The value of India’s currency is continuously falling and between January to September 2018, the value of rupee has declined by 12 per cent. The depreciation of the rupee against the dollar has affected a large number of people especially who have expenses in foreign currency. People who plan on sending their children abroad for studies, or people whose wards are already studying overseas, are the ones who are hit particularly hard.
People generally take an education loan to fund their expenses for foreign studies. However, with the depreciation of the rupee, the expenses are likely to increase. In times as such parents/students fall short of money and apply for an additional education loan to fund expenses.
Experts suggest one should opt for a top-up loan in case one needs more money to fund one’s study abroad. It is better to apply for this loan from your existing bank, from where they have already taken an educational loan. This way it will be easier for you to get a loan approval without much hassle.
Sanctioning an additional loan/ top-up loan, however, depends on the maximum loan eligibility and the current outstanding amount you have. For instance, if you were eligible for a loan of Rs 50 lakh but you had opted for a loan of only Rs 35 lakh, you still have Rs 15 lakh that you are eligible to opt for. Also, from the Rs 35 lakh, if you have already paid Rs 10 lakh, your total eligibility also increases to 25 lakh.

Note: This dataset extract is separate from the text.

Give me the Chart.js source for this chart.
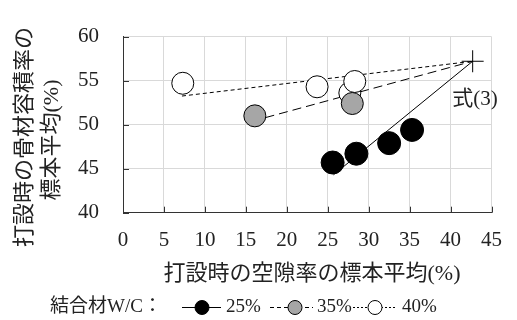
<!DOCTYPE html>
<html>
<head>
<meta charset="utf-8">
<script src="https://cdn.jsdelivr.net/npm/chart.js@4.4.0/dist/chart.umd.js"></script>
<style>
  html, body { margin: 0; padding: 0; background: #fff; }
  #wrap { width: 517px; height: 320px; position: relative; }
</style>
</head>
<body>
<div id="wrap"><canvas id="voidChart"></canvas></div>
<script>
// values
const wc25X = [25.6, 28.5, 32.5, 35.3];
const wc25Y = [45.7, 46.7, 47.9, 49.4];
const wc35X = [16.1, 28.0];
const wc35Y = [51.0, 52.4];
const wc40X = [7.3, 23.7, 27.7, 28.3];
const wc40Y = [54.7, 54.3, 53.6, 54.9];

// fitted lines (start -> common point of eq.(3))
const fit25X = [25.7, 42.7];
const fit25Y = [44.3, 57.2];
const fit35X = [17.4, 42.7];
const fit35Y = [50.8, 57.2];
const fit40X = [7.2, 42.7];
const fit40Y = [53.25, 57.2];
const crossX = [42.7];
const crossY = [57.2];

const xTicks = [0, 5, 10, 15, 20, 25, 30, 35, 40, 45];
const yTicks = [40, 45, 50, 55, 60];
const legendLabels = ['25%', '35%', '40%'];

const toPts = (xs, ys) => xs.map((x, i) => ({ x: x, y: ys[i] }));

const FONT = "'Liberation Serif', 'Noto Sans CJK JP', serif";

// titles, inner ticks, note and legend
const extrasPlugin = {
    id: 'extras',
    afterDraw(chart) {
        const ctx = chart.ctx;
        const xs = chart.scales.x, ys = chart.scales.y;
        ctx.save();

        // short inner ticks
        ctx.strokeStyle = '#333';
        ctx.lineWidth = 1;
        xTicks.forEach(v => {
            const px = Math.round(xs.getPixelForValue(v)) + 0.5;
            ctx.beginPath();
            ctx.moveTo(px, ys.bottom);
            ctx.lineTo(px, ys.bottom - 6);
            ctx.stroke();
        });
        yTicks.forEach(v => {
            const py = Math.round(ys.getPixelForValue(v)) + 0.5;
            ctx.beginPath();
            ctx.moveTo(xs.left, py);
            ctx.lineTo(xs.left + 6, py);
            ctx.stroke();
        });

        ctx.fillStyle = '#222';
        // x title
        ctx.font = '22px ' + FONT;
        ctx.textAlign = 'center';
        ctx.textBaseline = 'middle';
        ctx.fillText('打設時の空隙率の標本平均(%)', 312, 274);

        // y title (two lines, rotated)
        ctx.save();
        ctx.translate(25, 137);
        ctx.rotate(-Math.PI / 2);
        ctx.fillText('打設時の骨材容積率の', 0, 0);
        ctx.restore();
        ctx.save();
        ctx.translate(52, 140);
        ctx.rotate(-Math.PI / 2);
        ctx.fillText('標本平均(%)', 0, 0);
        ctx.restore();

        // note 式(3)
        ctx.font = '21px ' + FONT;
        ctx.textAlign = 'left';
        ctx.fillText('式(3)', xs.getPixelForValue(40.2), ys.getPixelForValue(52.9));

        // legend
        ctx.font = '19px ' + FONT;
        ctx.fillText('結合材W/C：', 50, 307);
        const items = [
            { x1: 182, x2: 221, cx: 202, tx: 226, fill: '#000', dash: [] },
            { x1: 270, x2: 313, cx: 295, tx: 317, fill: '#a6a6a6', dash: [4, 3] },
            { x1: 353, x2: 397, cx: 375, tx: 402, fill: '#fff', dash: [2, 2] }
        ];
        items.forEach((it, i) => {
            ctx.strokeStyle = '#000';
            ctx.setLineDash(it.dash);
            ctx.beginPath();
            ctx.moveTo(it.x1, 307.5);
            ctx.lineTo(it.x2, 307.5);
            ctx.stroke();
            ctx.setLineDash([]);
            ctx.beginPath();
            ctx.arc(it.cx, 307.5, 7, 0, Math.PI * 2);
            ctx.fillStyle = it.fill;
            ctx.fill();
            ctx.stroke();
            ctx.fillStyle = '#222';
            ctx.fillText(legendLabels[i], it.tx, 307);
        });
        ctx.restore();
    }
};

const ctx = document.getElementById('voidChart');
new Chart(ctx, {
    type: 'scatter',
    data: {
        datasets: [
            { label: '25%', data: toPts(wc25X, wc25Y), pointRadius: 11.5, pointBackgroundColor: '#000',
              pointBorderColor: '#000', pointBorderWidth: 1, showLine: false },
            { label: '35%', data: toPts(wc35X, wc35Y), pointRadius: 11, pointBackgroundColor: '#a6a6a6',
              pointBorderColor: '#000', pointBorderWidth: 1, showLine: false },
            { label: '40%', data: toPts(wc40X, wc40Y), pointRadius: 11, pointBackgroundColor: '#fff',
              pointBorderColor: '#000', pointBorderWidth: 1, showLine: false },
            { label: 'cross', data: toPts(crossX, crossY), pointStyle: 'cross', pointRadius: 11,
              pointBorderColor: '#000', pointBorderWidth: 1, showLine: false },
            { label: 'fit25', data: toPts(fit25X, fit25Y), showLine: true, pointRadius: 0,
              borderColor: '#000', borderWidth: 1 },
            { label: 'fit35', data: toPts(fit35X, fit35Y), showLine: true, pointRadius: 0,
              borderColor: '#000', borderWidth: 1, borderDash: [9, 5] },
            { label: 'fit40', data: toPts(fit40X, fit40Y), showLine: true, pointRadius: 0,
              borderColor: '#000', borderWidth: 1, borderDash: [4, 3] }
        ]
    },
    options: {
        responsive: true,
        maintainAspectRatio: false,
        animation: false,
        layout: { padding: { top: 15, right: 14.3, left: 0, bottom: 0 } },
        plugins: {
            legend: { display: false },
            tooltip: { enabled: false }
        },
        scales: {
            x: {
                type: 'linear',
                min: 0,
                max: 45,
                afterBuildTicks: s => { s.ticks = xTicks.map(v => ({ value: v })); },
                afterFit: s => { s.height = 107.3; },
                grid: { color: '#d9d9d9', drawTicks: false },
                border: { color: '#333', width: 1 },
                ticks: { padding: 15, color: '#222', font: { family: FONT, size: 21 } }
            },
            y: {
                type: 'linear',
                min: 40,
                max: 60,
                afterBuildTicks: s => { s.ticks = yTicks.map(v => ({ value: v })); },
                afterFit: s => { s.width = 123; },
                grid: { color: '#d9d9d9', drawTicks: false },
                border: { color: '#333', width: 1 },
                ticks: { padding: 24, color: '#222', font: { family: FONT, size: 21 } }
            }
        }
    },
    plugins: [extrasPlugin]
});
</script>
</body>
</html>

Other banks or NBFCs like HDFC’s Credila or Avanse also might give you a loan at a better interest rate, in case your current bank refuses to meet the additional funding requirement. Instead of taking a fresh loan from the new bank, you can also opt for a transfer of your existing loan from your old bank to the new bank. All banks, however, do not offer top-up loans. The sanctioning of an additional loan or a top-up loan depends on the bank’s policies.
The amount of education loan, in the case of secured loan, is linked to the cost of education, and to the value of the collateral provided. The interest rate on a top-up loan is higher than existing loans, which can be either in fixed or floating rate. Normally, the interest rate varies between 12-15 per cent on top-up loans. Various other factors like the loan tenure, loan amount availed, experience, market conditions, student’s academic record, and the educational institute, are also considered while deciding the interest rate.
Apart from the higher interest rate which depends on the applicant and the co-borrowers merit and credit-worthiness, while opting for a top-up loan, you might also have to provide additional collateral. With additional collateral, your Loan To Value (LTV) ratio will also increase, which might help you in getting get a competitive rate of interest.